:: Challenge ::
Return only the lines running from the line with "Write a Python" down to the line with "0.258, 0.810, 0.805]", both included, exactly as they appear.

[Items from a data source]
'''

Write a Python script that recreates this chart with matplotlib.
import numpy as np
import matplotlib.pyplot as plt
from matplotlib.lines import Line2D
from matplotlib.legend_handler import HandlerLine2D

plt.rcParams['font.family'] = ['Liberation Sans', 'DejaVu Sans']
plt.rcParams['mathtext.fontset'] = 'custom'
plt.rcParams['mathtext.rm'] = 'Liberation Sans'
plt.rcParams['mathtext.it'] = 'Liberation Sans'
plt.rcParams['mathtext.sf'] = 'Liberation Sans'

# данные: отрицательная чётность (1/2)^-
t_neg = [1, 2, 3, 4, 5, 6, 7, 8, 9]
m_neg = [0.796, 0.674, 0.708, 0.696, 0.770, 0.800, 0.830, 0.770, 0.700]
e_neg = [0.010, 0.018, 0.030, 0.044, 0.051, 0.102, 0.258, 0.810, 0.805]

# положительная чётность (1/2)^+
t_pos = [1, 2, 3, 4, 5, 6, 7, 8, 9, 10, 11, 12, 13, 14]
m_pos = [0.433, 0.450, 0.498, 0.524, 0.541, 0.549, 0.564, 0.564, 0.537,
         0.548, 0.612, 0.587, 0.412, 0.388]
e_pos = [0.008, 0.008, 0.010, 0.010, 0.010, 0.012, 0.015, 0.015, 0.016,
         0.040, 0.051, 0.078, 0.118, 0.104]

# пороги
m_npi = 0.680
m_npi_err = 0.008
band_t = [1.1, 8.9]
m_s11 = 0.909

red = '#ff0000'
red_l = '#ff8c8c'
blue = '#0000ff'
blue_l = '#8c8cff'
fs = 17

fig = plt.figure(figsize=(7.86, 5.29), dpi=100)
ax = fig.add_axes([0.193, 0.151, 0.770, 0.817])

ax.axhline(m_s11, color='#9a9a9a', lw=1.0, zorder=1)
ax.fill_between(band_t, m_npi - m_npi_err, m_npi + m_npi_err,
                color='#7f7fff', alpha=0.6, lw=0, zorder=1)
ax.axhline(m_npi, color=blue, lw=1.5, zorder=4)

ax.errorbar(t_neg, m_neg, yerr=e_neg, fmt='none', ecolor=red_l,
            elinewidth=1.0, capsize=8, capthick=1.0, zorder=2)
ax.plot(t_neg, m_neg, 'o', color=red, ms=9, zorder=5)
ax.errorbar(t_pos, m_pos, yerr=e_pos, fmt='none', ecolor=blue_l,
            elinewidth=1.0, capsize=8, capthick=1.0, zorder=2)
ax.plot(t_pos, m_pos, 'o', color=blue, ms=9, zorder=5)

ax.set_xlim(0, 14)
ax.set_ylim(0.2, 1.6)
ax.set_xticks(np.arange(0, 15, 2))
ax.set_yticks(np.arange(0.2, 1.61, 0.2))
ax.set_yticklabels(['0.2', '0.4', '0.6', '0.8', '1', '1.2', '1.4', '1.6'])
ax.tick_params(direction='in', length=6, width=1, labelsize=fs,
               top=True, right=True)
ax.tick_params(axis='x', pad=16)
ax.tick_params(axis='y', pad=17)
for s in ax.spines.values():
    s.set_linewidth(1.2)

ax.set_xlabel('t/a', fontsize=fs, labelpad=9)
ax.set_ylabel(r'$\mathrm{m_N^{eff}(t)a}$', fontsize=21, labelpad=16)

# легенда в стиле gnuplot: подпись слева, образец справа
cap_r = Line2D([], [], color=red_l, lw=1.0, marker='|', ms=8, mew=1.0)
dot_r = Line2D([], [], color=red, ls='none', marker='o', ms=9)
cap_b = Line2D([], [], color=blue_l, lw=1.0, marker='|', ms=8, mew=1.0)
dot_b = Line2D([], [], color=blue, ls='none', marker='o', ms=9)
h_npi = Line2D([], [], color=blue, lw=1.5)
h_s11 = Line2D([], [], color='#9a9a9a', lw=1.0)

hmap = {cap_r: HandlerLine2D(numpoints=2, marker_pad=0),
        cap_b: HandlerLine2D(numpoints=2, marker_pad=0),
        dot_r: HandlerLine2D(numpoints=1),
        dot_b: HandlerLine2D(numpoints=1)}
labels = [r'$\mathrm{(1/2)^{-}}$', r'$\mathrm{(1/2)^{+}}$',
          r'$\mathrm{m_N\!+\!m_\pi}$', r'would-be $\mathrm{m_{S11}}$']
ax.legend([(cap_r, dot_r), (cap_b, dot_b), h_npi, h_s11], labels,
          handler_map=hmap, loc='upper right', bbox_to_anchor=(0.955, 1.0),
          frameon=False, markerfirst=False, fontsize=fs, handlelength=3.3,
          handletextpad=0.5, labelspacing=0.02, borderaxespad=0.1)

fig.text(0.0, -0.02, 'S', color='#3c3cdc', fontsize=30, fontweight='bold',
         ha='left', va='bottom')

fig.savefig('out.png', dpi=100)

'''
'''

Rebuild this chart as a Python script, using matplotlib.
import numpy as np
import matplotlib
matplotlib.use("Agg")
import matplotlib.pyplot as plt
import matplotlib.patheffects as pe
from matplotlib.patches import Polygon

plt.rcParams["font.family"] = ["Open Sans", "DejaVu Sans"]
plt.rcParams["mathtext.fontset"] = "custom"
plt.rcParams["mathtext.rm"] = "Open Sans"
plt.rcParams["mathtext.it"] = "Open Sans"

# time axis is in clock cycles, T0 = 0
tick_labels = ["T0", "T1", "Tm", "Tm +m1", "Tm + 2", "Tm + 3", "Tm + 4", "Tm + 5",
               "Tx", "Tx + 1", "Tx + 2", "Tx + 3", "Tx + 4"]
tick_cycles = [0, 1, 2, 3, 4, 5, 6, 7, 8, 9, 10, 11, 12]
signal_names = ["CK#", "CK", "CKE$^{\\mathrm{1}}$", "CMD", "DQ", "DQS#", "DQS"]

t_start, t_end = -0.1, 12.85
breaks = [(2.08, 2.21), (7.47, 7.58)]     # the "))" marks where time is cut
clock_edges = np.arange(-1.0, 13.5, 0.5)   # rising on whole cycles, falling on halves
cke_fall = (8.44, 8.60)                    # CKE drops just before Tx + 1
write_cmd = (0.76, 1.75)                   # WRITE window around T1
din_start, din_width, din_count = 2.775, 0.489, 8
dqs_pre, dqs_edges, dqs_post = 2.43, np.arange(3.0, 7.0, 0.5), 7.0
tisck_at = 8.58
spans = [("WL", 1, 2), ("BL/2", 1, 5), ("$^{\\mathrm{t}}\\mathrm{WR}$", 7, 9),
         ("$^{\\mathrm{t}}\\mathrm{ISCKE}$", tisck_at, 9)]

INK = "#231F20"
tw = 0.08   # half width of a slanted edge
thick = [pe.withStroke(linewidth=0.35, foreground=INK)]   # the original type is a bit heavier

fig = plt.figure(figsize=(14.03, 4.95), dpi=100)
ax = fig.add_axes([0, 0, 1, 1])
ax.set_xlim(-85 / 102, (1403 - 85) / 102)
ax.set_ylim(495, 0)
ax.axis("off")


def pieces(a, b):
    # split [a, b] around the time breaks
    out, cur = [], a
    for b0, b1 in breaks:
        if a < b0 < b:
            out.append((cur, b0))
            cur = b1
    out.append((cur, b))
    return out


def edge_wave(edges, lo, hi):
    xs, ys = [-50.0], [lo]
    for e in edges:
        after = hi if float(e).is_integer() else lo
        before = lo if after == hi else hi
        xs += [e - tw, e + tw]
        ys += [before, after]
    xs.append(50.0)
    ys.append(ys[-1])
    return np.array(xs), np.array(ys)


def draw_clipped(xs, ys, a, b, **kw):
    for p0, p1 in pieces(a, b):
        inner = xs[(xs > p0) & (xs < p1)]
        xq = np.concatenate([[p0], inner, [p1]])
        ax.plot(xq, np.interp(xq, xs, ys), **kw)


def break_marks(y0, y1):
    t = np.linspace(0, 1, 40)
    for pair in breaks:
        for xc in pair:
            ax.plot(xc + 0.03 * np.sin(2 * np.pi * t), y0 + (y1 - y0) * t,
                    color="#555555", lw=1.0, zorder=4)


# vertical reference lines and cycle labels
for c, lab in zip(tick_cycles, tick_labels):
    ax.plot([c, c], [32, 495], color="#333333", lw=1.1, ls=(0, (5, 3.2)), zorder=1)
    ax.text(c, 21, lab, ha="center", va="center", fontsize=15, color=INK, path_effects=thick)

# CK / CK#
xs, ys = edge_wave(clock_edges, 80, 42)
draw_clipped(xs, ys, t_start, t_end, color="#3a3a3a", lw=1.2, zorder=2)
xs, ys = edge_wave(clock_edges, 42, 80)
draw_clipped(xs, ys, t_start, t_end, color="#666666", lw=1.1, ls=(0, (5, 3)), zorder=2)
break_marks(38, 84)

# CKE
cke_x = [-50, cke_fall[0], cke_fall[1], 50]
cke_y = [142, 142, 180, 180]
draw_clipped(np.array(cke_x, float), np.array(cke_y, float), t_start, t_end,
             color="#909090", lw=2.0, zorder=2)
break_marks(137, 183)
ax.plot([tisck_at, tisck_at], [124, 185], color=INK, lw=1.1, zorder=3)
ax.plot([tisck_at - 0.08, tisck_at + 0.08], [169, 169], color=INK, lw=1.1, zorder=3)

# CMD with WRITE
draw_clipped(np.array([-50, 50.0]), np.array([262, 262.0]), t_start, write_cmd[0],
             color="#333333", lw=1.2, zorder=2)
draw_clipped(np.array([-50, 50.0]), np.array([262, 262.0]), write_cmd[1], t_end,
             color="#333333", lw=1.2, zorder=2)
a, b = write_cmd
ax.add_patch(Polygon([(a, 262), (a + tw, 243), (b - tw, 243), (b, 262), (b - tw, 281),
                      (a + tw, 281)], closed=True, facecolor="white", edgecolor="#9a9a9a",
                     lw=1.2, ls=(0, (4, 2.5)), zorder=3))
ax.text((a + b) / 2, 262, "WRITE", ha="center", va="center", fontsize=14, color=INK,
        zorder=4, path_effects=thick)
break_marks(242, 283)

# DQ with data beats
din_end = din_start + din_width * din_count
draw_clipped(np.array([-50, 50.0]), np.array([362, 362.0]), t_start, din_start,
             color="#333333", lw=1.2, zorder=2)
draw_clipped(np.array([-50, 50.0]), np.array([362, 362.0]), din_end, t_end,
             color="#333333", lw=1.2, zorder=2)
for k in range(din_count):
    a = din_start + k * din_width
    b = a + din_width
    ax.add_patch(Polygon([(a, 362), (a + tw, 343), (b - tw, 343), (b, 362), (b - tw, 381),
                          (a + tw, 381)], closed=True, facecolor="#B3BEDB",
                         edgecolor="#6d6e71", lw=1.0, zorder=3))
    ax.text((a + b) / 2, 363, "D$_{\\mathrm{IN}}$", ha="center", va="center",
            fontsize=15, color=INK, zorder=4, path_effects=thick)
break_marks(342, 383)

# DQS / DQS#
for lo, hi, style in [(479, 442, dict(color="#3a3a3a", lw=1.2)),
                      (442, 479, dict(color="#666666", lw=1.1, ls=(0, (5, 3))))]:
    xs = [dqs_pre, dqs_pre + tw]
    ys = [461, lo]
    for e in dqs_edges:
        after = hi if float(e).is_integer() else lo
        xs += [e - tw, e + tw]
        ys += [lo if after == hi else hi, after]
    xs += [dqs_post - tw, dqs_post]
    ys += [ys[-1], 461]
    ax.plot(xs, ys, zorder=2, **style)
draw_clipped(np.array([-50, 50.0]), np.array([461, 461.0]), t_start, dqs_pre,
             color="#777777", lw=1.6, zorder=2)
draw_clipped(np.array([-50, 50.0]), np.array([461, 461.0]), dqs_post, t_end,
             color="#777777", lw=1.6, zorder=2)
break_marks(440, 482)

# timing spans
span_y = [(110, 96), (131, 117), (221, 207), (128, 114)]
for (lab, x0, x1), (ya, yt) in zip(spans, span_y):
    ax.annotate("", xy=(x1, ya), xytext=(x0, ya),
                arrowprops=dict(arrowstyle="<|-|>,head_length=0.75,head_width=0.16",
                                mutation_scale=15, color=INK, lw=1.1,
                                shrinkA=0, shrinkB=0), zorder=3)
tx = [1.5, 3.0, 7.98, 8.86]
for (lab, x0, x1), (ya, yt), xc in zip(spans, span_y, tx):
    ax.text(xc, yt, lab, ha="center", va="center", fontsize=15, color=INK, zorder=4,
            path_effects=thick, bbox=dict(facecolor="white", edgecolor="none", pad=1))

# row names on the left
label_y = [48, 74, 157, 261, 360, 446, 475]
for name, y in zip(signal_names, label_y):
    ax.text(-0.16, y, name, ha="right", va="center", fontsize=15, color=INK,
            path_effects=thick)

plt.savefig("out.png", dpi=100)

'''
'''

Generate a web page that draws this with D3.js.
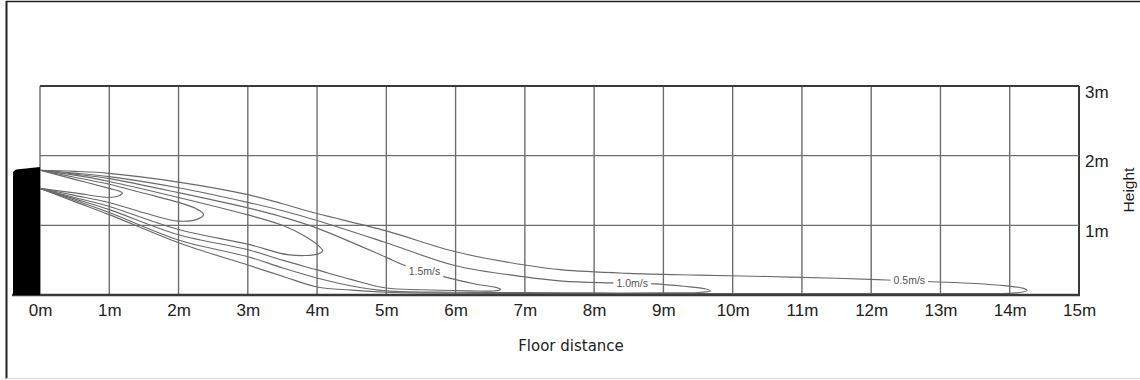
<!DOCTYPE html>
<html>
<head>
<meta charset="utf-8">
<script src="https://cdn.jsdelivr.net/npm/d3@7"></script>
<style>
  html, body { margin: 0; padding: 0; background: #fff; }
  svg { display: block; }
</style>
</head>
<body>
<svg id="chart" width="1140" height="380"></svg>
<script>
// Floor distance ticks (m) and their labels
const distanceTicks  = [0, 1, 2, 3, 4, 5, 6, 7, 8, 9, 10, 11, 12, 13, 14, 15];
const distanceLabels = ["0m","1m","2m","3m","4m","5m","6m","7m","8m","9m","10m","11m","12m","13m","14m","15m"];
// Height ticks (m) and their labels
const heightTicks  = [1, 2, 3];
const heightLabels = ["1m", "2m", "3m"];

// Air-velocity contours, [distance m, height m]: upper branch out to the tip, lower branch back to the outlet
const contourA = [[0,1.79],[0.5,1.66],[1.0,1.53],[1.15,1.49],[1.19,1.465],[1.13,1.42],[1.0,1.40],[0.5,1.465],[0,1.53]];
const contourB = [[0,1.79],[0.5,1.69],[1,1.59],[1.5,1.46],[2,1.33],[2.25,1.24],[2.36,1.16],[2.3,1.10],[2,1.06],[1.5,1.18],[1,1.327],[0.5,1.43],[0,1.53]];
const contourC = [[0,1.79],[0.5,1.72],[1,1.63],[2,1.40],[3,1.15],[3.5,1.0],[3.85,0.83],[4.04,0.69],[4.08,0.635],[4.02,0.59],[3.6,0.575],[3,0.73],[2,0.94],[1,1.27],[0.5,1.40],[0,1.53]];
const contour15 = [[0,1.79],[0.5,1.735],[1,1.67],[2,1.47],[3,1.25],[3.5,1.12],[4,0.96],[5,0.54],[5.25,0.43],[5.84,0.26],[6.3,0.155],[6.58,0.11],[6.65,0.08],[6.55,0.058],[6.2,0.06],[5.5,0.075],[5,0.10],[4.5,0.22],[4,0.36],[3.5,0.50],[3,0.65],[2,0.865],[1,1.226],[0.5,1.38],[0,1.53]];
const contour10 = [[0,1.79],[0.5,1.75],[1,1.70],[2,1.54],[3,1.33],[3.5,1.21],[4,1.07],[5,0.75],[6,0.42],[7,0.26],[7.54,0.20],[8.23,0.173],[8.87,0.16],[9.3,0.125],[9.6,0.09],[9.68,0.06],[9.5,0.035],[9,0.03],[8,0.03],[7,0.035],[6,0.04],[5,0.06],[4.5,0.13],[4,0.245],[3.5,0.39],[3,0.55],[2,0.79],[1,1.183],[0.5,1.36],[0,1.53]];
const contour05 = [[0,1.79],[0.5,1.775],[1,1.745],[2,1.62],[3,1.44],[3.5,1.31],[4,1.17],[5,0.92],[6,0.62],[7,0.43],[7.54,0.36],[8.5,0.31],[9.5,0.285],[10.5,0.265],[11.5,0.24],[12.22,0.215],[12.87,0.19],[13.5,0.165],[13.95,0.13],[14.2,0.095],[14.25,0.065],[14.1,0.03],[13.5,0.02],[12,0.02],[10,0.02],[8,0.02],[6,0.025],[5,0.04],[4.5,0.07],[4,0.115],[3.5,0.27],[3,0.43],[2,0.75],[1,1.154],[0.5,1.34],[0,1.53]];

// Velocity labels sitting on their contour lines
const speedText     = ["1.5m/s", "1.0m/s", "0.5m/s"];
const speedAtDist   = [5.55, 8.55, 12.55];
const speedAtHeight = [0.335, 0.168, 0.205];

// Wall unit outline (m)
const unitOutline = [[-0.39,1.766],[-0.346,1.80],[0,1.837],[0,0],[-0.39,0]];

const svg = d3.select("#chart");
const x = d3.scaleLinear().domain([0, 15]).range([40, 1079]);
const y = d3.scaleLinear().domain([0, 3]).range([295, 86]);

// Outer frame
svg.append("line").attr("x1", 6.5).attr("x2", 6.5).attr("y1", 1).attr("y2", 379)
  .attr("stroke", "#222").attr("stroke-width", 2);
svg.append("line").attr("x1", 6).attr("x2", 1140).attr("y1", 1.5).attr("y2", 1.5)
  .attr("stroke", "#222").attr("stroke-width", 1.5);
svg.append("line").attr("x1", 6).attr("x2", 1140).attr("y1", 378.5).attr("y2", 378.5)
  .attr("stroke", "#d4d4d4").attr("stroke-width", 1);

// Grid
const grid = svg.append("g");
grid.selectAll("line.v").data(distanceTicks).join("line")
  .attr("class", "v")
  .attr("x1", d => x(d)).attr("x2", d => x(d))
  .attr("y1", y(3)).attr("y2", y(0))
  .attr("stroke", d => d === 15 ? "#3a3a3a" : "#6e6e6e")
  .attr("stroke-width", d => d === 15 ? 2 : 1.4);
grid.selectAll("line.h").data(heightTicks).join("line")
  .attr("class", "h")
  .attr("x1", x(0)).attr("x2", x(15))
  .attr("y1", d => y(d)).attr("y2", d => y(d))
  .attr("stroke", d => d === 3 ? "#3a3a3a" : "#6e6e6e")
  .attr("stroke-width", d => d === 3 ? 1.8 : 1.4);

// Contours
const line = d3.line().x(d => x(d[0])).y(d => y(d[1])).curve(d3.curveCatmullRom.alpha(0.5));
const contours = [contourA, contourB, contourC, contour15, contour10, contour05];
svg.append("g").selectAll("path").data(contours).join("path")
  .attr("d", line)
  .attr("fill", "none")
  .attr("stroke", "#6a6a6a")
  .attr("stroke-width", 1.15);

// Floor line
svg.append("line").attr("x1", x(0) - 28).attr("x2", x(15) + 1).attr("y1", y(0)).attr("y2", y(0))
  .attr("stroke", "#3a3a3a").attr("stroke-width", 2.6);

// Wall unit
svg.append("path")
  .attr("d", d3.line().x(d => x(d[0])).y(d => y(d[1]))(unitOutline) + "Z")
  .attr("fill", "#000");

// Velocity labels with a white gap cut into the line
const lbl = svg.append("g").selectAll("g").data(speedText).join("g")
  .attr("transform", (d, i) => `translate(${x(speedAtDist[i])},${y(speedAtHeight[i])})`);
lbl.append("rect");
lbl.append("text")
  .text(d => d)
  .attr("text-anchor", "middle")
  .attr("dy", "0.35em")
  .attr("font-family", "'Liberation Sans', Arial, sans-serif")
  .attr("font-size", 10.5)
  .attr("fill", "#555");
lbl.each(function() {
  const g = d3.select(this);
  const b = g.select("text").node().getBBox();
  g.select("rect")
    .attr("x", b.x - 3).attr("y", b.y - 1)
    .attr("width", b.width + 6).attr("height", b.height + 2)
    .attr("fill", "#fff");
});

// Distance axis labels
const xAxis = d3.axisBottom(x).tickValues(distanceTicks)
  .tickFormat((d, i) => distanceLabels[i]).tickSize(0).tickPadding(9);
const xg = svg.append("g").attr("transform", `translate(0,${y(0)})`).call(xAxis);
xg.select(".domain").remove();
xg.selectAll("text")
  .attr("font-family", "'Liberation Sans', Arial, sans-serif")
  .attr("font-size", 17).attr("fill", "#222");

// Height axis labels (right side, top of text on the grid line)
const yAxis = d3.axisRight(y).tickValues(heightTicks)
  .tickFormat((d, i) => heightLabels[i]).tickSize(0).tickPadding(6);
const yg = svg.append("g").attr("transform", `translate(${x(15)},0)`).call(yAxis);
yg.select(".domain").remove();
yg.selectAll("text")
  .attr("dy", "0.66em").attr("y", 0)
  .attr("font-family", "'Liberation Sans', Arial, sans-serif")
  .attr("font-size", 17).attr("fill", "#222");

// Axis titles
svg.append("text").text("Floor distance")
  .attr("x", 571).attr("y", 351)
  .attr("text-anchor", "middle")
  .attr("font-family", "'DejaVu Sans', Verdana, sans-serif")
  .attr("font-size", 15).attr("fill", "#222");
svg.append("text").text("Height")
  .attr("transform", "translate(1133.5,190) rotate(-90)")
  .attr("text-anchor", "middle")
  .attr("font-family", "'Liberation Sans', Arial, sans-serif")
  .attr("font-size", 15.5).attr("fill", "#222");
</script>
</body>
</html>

'''

:: Response below ::
Write a Python script that recreates this chart with matplotlib.
import numpy as np
import matplotlib.pyplot as plt
from matplotlib.lines import Line2D
from matplotlib.legend_handler import HandlerLine2D

plt.rcParams['font.family'] = ['Liberation Sans', 'DejaVu Sans']
plt.rcParams['mathtext.fontset'] = 'custom'
plt.rcParams['mathtext.rm'] = 'Liberation Sans'
plt.rcParams['mathtext.it'] = 'Liberation Sans'
plt.rcParams['mathtext.sf'] = 'Liberation Sans'

# данные: отрицательная чётность (1/2)^-
t_neg = [1, 2, 3, 4, 5, 6, 7, 8, 9]
m_neg = [0.796, 0.674, 0.708, 0.696, 0.770, 0.800, 0.830, 0.770, 0.700]
e_neg = [0.010, 0.018, 0.030, 0.044, 0.051, 0.102, 0.258, 0.810, 0.805]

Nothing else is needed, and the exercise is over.